Q: Are you in partnership with these companies?
A: There's a guy who came to us and ran the largest fencing company for 28 years. He had an opportunity to buy the second-largest fencing company. We helped him put the deal together. We own 60 percent because we put up the money. He put in some money and the sweat equity. And we gave him the right to claw back and own the majority. It's a classic deal and he couldn't go anywhere else to get the deal done. Many of these companies aren't glamorous, they just have to be really well run, with good management and make money. We'll get our debt paid with a nice interest rate and we'll make money on our equity.
Q: How do you see your role as a partner?
A: We are not venture capitalists.
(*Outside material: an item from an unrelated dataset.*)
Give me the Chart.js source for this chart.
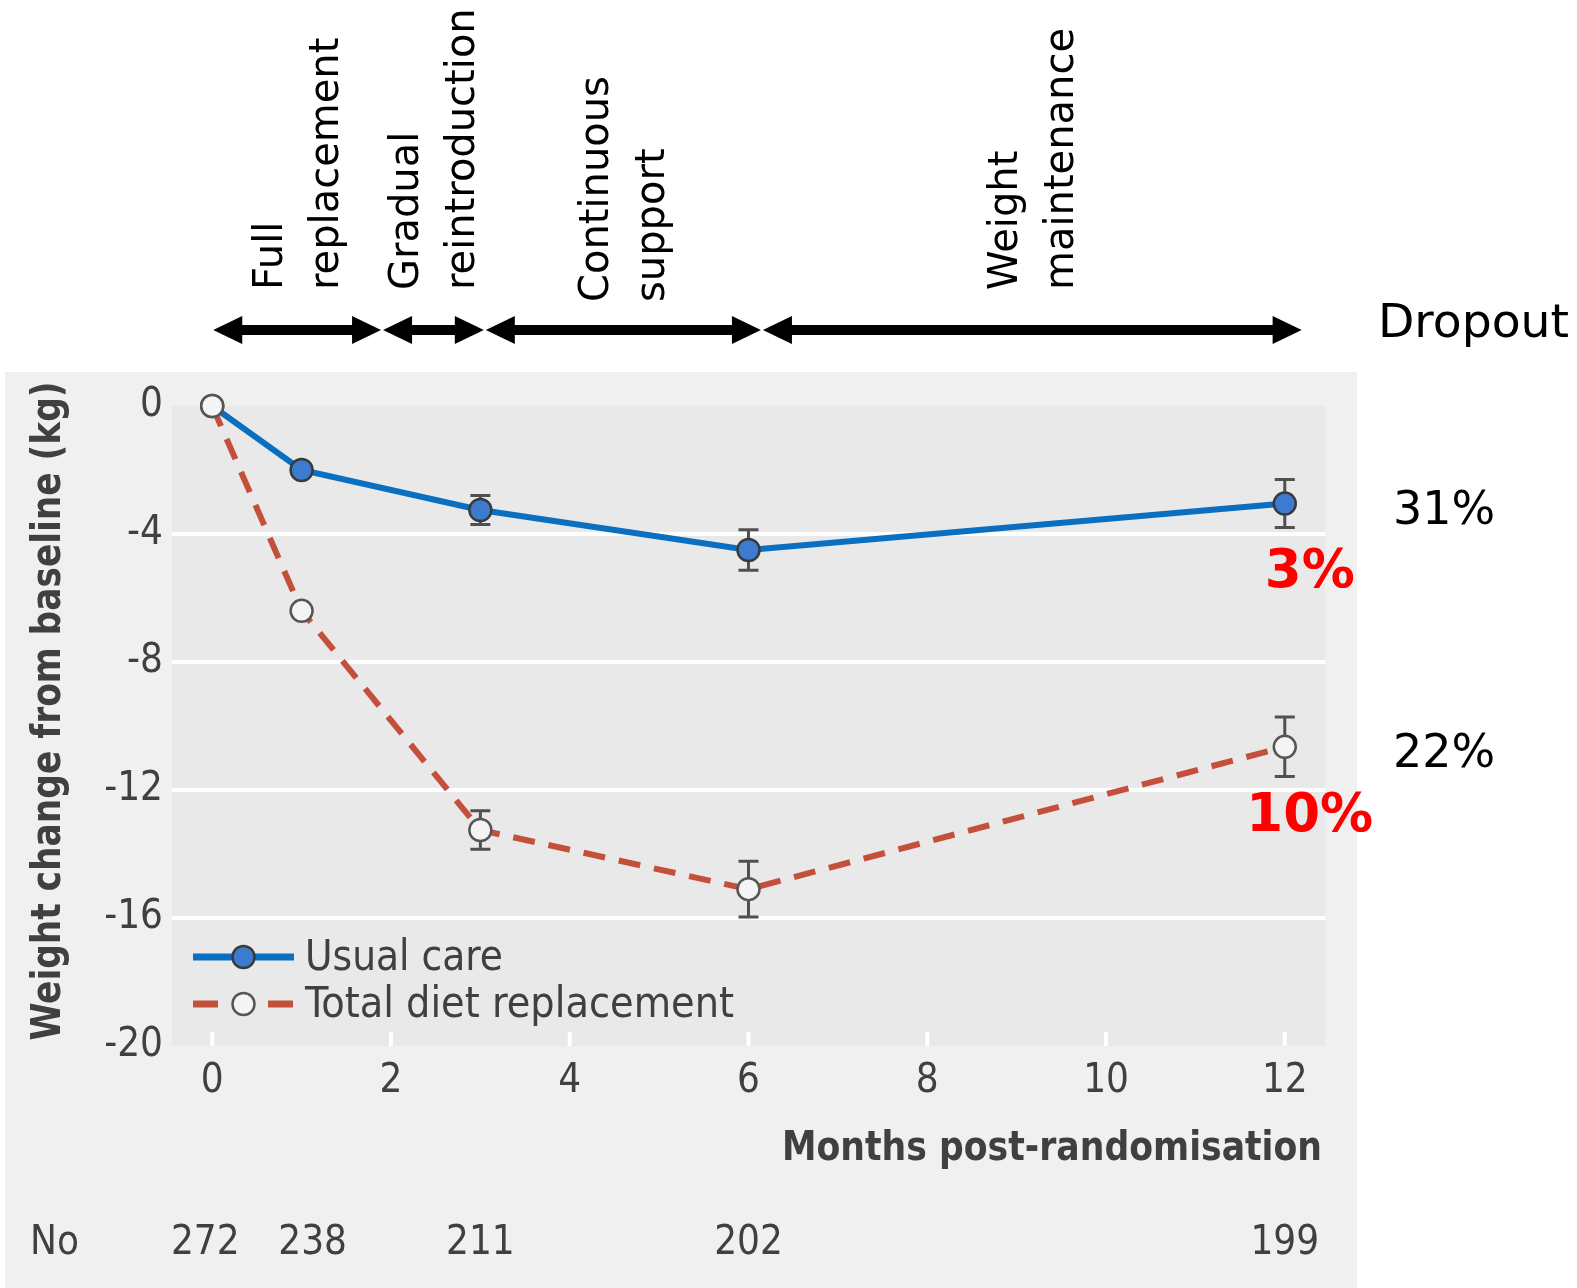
<!DOCTYPE html>
<html>
<head>
<meta charset="utf-8">
<script src="https://cdn.jsdelivr.net/npm/chart.js@4.4.1/dist/chart.umd.min.js"></script>
<style>
  html, body { margin: 0; padding: 0; background: #fff; }
</style>
</head>
<body>
<canvas id="weightChart" width="1577" height="1288"></canvas>
<script>
// values
const months = [0, 1, 3, 6, 12];
const xTicks = [0, 2, 4, 6, 8, 10, 12];
const yTicks = [0, -4, -8, -12, -16, -20];
const usualCare = [0, -2.0, -3.25, -4.5, -3.05];
const usualCareErr = [0, 0.15, 0.45, 0.63, 0.75];
const totalDiet = [0, -6.4, -13.25, -15.1, -10.65];
const totalDietErr = [0, 0.15, 0.6, 0.87, 0.93];
const numberAtRisk = [272, 238, 211, 202, 199];
const seriesNames = ['Usual care', 'Total diet replacement'];
const phaseNames = [['Full', 'replacement'], ['Gradual', 'reintroduction'], ['Continuous', 'support'], ['Weight', 'maintenance']];
const phaseBounds = [0, 1.9, 3.05, 6.15, 12.2];
const dropoutAll = ['31%', '22%'];
const dropoutRed = ['3%', '10%'];

const GREY_TEXT = '#404040';
const COND = '"DejaVu Sans Condensed", "DejaVu Sans", sans-serif';
const BLUE = '#0a6fc0';
const RED = '#c4503c';

function fitText(ctx, text, x, y, width, align) {
    const w = ctx.measureText(text).width;
    ctx.save();
    ctx.translate(x, y);
    ctx.scale(width / w, 1);
    ctx.textAlign = align;
    ctx.fillText(text, 0, 0);
    ctx.restore();
}

function drawMarker(ctx, x, y, filled) {
    ctx.save();
    ctx.beginPath();
    ctx.arc(x, y, 11, 0, Math.PI * 2);
    ctx.fillStyle = filled ? '#3d7bd0' : '#f4f4f4';
    ctx.fill();
    ctx.lineWidth = 2.5;
    ctx.strokeStyle = filled ? '#3a3a3a' : '#555';
    ctx.stroke();
    ctx.restore();
}

const decor = {
    id: 'decor',
    beforeDraw(chart) {
        const {ctx, chartArea: a} = chart;
        ctx.save();
        ctx.fillStyle = '#fff';
        ctx.fillRect(0, 0, chart.width, chart.height);
        ctx.fillStyle = '#f0f0f0';
        ctx.fillRect(5, 372, 1352, 916);
        ctx.fillStyle = '#e9e9e9';
        ctx.fillRect(a.left, a.top, a.right - a.left, a.bottom - a.top);
        ctx.restore();
    },
    beforeDatasetsDraw(chart) {
        const {ctx, chartArea: a, scales: {x, y}} = chart;
        ctx.save();
        // white tick marks at the bottom of the plot
        ctx.fillStyle = '#fff';
        xTicks.forEach(t => {
            const px = x.getPixelForValue(t);
            ctx.fillRect(px - 2, a.bottom - 14, 4, 14);
        });
        // error bars
        const sets = [[usualCare, usualCareErr], [totalDiet, totalDietErr]];
        ctx.strokeStyle = '#505050';
        ctx.lineWidth = 3;
        sets.forEach(([vals, errs]) => {
            months.forEach((m, j) => {
                if (!errs[j]) return;
                const px = x.getPixelForValue(m);
                const top = y.getPixelForValue(vals[j] + errs[j]);
                const bot = y.getPixelForValue(vals[j] - errs[j]);
                ctx.beginPath();
                ctx.moveTo(px, top); ctx.lineTo(px, bot);
                ctx.moveTo(px - 10, top); ctx.lineTo(px + 10, top);
                ctx.moveTo(px - 10, bot); ctx.lineTo(px + 10, bot);
                ctx.stroke();
            });
        });
        ctx.restore();
    },
    afterDraw(chart) {
        const {ctx, chartArea: a, scales: {x, y}} = chart;
        ctx.save();

        // legend
        const rows = [a.bottom - 89, a.bottom - 42];
        const lx0 = a.left + 21, lx1 = a.left + 122;
        ctx.lineWidth = 7;
        ctx.strokeStyle = BLUE;
        ctx.beginPath(); ctx.moveTo(lx0, rows[0]); ctx.lineTo(lx1, rows[0]); ctx.stroke();
        drawMarker(ctx, (lx0 + lx1) / 2, rows[0], true);
        ctx.lineWidth = 7;
        ctx.strokeStyle = RED;
        ctx.setLineDash([25, 50]);
        ctx.beginPath(); ctx.moveTo(lx0, rows[1]); ctx.lineTo(lx1, rows[1]); ctx.stroke();
        ctx.setLineDash([]);
        drawMarker(ctx, (lx0 + lx1) / 2, rows[1], false);
        ctx.fillStyle = GREY_TEXT;
        ctx.font = '42px ' + COND;
        ctx.textBaseline = 'middle';
        fitText(ctx, seriesNames[0], a.left + 133, rows[0] + 2, 198, 'left');
        fitText(ctx, seriesNames[1], a.left + 133, rows[1] + 2, 429, 'left');

        // axis titles
        ctx.font = 'bold 40px ' + COND;
        fitText(ctx, 'Months post-randomisation', 1322, 1150, 540, 'right');
        ctx.save();
        ctx.translate(50, 711);
        ctx.rotate(-Math.PI / 2);
        fitText(ctx, 'Weight change from baseline (kg)', 0, 0, 659, 'center');
        ctx.restore();

        // numbers at risk
        ctx.font = '40px ' + COND;
        ctx.textAlign = 'left';
        ctx.fillText('No', 30, 1244);
        const nudge = [-7, 11, 0, 0, 0];
        ctx.textAlign = 'center';
        numberAtRisk.forEach((n, j) => {
            ctx.fillText(String(n), x.getPixelForValue(months[j]) + nudge[j], 1244);
        });

        // phase arrows
        const ay = 330, head = 29, half = 14;
        ctx.fillStyle = '#000';
        for (let k = 0; k < phaseNames.length; k++) {
            const x1 = x.getPixelForValue(phaseBounds[k]) + 1;
            const x2 = x.getPixelForValue(phaseBounds[k + 1]) - 1;
            ctx.fillRect(x1 + head - 2, ay - 5, x2 - x1 - 2 * head + 4, 10);
            ctx.beginPath();
            ctx.moveTo(x1, ay); ctx.lineTo(x1 + head, ay - half); ctx.lineTo(x1 + head, ay + half);
            ctx.closePath(); ctx.fill();
            ctx.beginPath();
            ctx.moveTo(x2, ay); ctx.lineTo(x2 - head, ay - half); ctx.lineTo(x2 - head, ay + half);
            ctx.closePath(); ctx.fill();
        }

        // phase labels, rotated
        ctx.font = '40px "DejaVu Sans", sans-serif';
        ctx.textAlign = 'left';
        ctx.textBaseline = 'alphabetic';
        const drop = [0, 0, 12, 0];
        phaseNames.forEach((lines, k) => {
            const c = (x.getPixelForValue(phaseBounds[k]) + x.getPixelForValue(phaseBounds[k + 1])) / 2;
            const bases = [c - 15, c + 41];
            lines.forEach((t, i) => {
                ctx.save();
                ctx.translate(bases[i], 290 + drop[k]);
                ctx.rotate(-Math.PI / 2);
                ctx.fillText(t, 0, 0);
                ctx.restore();
            });
        });

        // dropout
        ctx.font = '46px "DejaVu Sans", sans-serif';
        ctx.textBaseline = 'middle';
        fitText(ctx, 'Dropout', 1378, 325, 191, 'left');
        const last = months.length - 1;
        const lastY = [y.getPixelForValue(usualCare[last]), y.getPixelForValue(totalDiet[last])];
        dropoutAll.forEach((t, i) => {
            ctx.textAlign = 'left';
            ctx.fillText(t, a.right + 68, lastY[i] + 8);
        });
        ctx.fillStyle = '#ff0000';
        ctx.font = 'bold 53px "DejaVu Sans", sans-serif';
        ctx.textAlign = 'center';
        dropoutRed.forEach((t, i) => {
            ctx.fillText(t, x.getPixelForValue(12) + 25, lastY[i] + 70);
        });

        ctx.restore();
    }
};

const ctx = document.getElementById('weightChart');
const chart = new Chart(ctx, {
    type: 'line',
    data: {
        datasets: [
            {
                label: seriesNames[0],
                data: months.map((m, i) => ({x: m, y: usualCare[i]})),
                borderColor: BLUE,
                borderWidth: 6,
                pointRadius: 11,
                pointBorderWidth: 2.5,
                pointBackgroundColor: '#3d7bd0',
                pointBorderColor: '#3a3a3a',
                clip: false,
                order: 2
            },
            {
                label: seriesNames[1],
                data: months.map((m, i) => ({x: m, y: totalDiet[i]})),
                borderColor: RED,
                borderWidth: 6,
                borderDash: [22, 14],
                pointRadius: 11,
                pointBorderWidth: 2.5,
                pointBackgroundColor: '#f4f4f4',
                pointBorderColor: '#555',
                clip: false,
                order: 1
            }
        ]
    },
    options: {
        responsive: false,
        animation: false,
        layout: {padding: {top: 406, right: 252, bottom: 182, left: 0}},
        plugins: {legend: {display: false}, tooltip: {enabled: false}},
        scales: {
            x: {
                type: 'linear',
                min: -0.45,
                max: 12.45,
                afterBuildTicks: s => { s.ticks = xTicks.map(v => ({value: v})); },
                afterFit: s => { s.height = 60; },
                grid: {display: false, drawTicks: false},
                border: {display: false},
                ticks: {padding: 12, color: GREY_TEXT, font: {family: COND, size: 40}}
            },
            y: {
                min: -20,
                max: 0,
                afterBuildTicks: s => { s.ticks = yTicks.map(v => ({value: v})); },
                afterFit: s => { s.width = 172; },
                grid: {
                    drawTicks: false,
                    lineWidth: 4,
                    color: c => (c.tick && (c.tick.value === 0 || c.tick.value === -20)) ? 'rgba(0,0,0,0)' : '#ffffff'
                },
                border: {display: false},
                ticks: {padding: 9, color: GREY_TEXT, font: {family: COND, size: 40}}
            }
        }
    },
    plugins: [decor]
});
</script>
</body>
</html>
We understand that in small companies that there are always little glitches. A company may miss their numbers or be in violation of a debt covenant. They can negotiate with us because we understand. A deal has to be good for both sides. We like to believe we're tough, and we are, but at the same time, you'd better have a good relationship with the people you're putting money into a business with, because the minute it turns sour, there are problems.
Q: Tell me how you got your first job.
A: Somebody told me when I was very young that the best business was the one where they gave you a desk and a phone. My nickname on Wall Street was "Geller the Seller." (Laughs) I went to work for Merrill Lynch. After six months I walked out. I said: I can't work in this atmosphere. In those days, you got an order and you put it on a conveyor belt and the conveyor belt went into another room, never to be heard from again.
Q: How did you end up at Bear Stearns?
A: I had a very close friend who was in the brokerage business and he convinced me to join him. We flew to New York and met Alan Greenberg, (chairman of the executive committee of Bear Stearns and one of the shrewdest players on Wall Street). Greenberg took me aside and told me he liked hiring what he called PSDs people who are poor, smart and with a deep desire to get rich. I give the commencement address at Cal State Los Angeles and I always tell them the story of PSDs.
Title: Founder, Senior Managing Director
Company: St. Cloud Capital LLC
Born: 1939, Los Angeles
Education: California State University,
Career Turning Point: Returning to Bear Stearns & Co. for the second time as a partner with coverage of Japan, Hong Kong and the Far East
Most Admired Person: Alan "Ace" Greenberg
Personal: Married, two grown daughters
Hobbies: Fly fishing at the Lodge at Palisades Creek, in Irwin, Idaho. The site has nine rustic cabins and he owns it.